▶ **YOUR GOAL**
Report each line of the data that includes the word "matplotlib".

▶ **SOURCE MATERIAL**
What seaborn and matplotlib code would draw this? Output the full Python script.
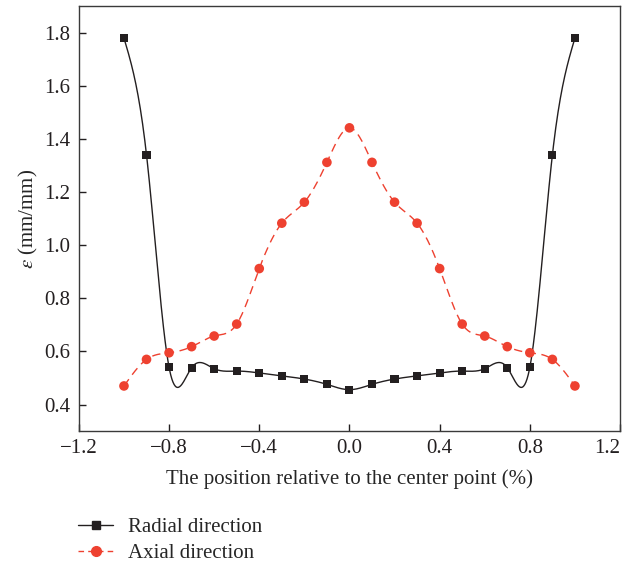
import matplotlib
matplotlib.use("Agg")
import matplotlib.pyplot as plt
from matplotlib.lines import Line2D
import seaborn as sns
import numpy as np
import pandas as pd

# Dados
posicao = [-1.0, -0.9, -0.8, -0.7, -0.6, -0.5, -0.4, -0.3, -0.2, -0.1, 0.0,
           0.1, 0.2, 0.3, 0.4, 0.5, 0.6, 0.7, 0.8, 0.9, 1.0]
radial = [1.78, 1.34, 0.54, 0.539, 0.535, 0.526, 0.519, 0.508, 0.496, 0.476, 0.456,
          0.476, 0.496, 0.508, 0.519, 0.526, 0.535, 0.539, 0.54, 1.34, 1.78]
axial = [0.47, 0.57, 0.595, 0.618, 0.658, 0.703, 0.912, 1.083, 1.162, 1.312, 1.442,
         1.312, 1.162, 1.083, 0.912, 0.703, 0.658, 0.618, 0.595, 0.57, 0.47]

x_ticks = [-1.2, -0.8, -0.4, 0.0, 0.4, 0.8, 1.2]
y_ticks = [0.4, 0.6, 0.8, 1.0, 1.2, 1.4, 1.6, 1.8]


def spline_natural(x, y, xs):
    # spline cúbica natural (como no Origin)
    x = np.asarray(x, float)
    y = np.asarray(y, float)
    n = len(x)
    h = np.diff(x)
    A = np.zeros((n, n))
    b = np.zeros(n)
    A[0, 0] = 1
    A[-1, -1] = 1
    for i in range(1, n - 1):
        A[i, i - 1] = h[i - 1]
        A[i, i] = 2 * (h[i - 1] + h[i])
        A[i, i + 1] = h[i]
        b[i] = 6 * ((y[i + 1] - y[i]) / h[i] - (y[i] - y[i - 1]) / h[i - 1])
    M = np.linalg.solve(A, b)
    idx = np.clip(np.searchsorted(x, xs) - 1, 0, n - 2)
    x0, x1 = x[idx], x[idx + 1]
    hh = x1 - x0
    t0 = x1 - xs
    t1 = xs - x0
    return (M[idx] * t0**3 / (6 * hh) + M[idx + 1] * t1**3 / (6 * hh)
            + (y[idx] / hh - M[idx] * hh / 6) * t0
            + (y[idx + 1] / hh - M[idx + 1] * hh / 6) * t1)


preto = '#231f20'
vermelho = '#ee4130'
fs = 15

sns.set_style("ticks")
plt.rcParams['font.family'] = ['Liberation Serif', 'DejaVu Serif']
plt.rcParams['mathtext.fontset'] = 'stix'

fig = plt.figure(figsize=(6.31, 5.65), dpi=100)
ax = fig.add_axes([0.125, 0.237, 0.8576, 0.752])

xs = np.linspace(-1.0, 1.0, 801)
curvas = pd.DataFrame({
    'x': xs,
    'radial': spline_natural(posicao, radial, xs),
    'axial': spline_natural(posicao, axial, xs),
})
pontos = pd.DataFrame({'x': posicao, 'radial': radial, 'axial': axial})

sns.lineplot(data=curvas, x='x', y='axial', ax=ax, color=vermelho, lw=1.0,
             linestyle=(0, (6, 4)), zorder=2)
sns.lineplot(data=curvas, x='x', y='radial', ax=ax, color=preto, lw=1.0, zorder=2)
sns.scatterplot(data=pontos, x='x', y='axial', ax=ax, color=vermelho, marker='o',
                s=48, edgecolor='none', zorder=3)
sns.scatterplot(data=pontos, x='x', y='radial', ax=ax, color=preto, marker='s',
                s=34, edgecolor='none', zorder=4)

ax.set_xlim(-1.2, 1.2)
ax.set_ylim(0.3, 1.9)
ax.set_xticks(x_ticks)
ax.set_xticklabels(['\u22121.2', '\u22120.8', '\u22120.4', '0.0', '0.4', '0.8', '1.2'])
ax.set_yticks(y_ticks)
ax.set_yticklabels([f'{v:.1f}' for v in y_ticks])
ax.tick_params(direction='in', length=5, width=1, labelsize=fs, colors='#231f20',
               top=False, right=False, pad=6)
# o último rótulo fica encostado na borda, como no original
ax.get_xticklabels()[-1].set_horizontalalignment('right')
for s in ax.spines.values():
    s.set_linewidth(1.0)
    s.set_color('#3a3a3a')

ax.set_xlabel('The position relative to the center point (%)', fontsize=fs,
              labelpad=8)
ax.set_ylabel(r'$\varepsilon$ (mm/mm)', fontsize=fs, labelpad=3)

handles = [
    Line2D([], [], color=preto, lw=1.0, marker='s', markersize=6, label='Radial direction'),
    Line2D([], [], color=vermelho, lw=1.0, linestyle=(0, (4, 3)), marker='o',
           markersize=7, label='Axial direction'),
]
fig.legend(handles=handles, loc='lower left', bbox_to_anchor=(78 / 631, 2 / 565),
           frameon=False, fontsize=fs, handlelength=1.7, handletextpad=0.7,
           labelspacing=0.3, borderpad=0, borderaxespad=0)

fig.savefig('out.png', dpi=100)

▶ **SOLUTION FOR THIS PROBLEM**
What seaborn and matplotlib code would draw this? Output the full Python script.
import matplotlib
matplotlib.use("Agg")
import matplotlib.pyplot as plt
from matplotlib.lines import Line2D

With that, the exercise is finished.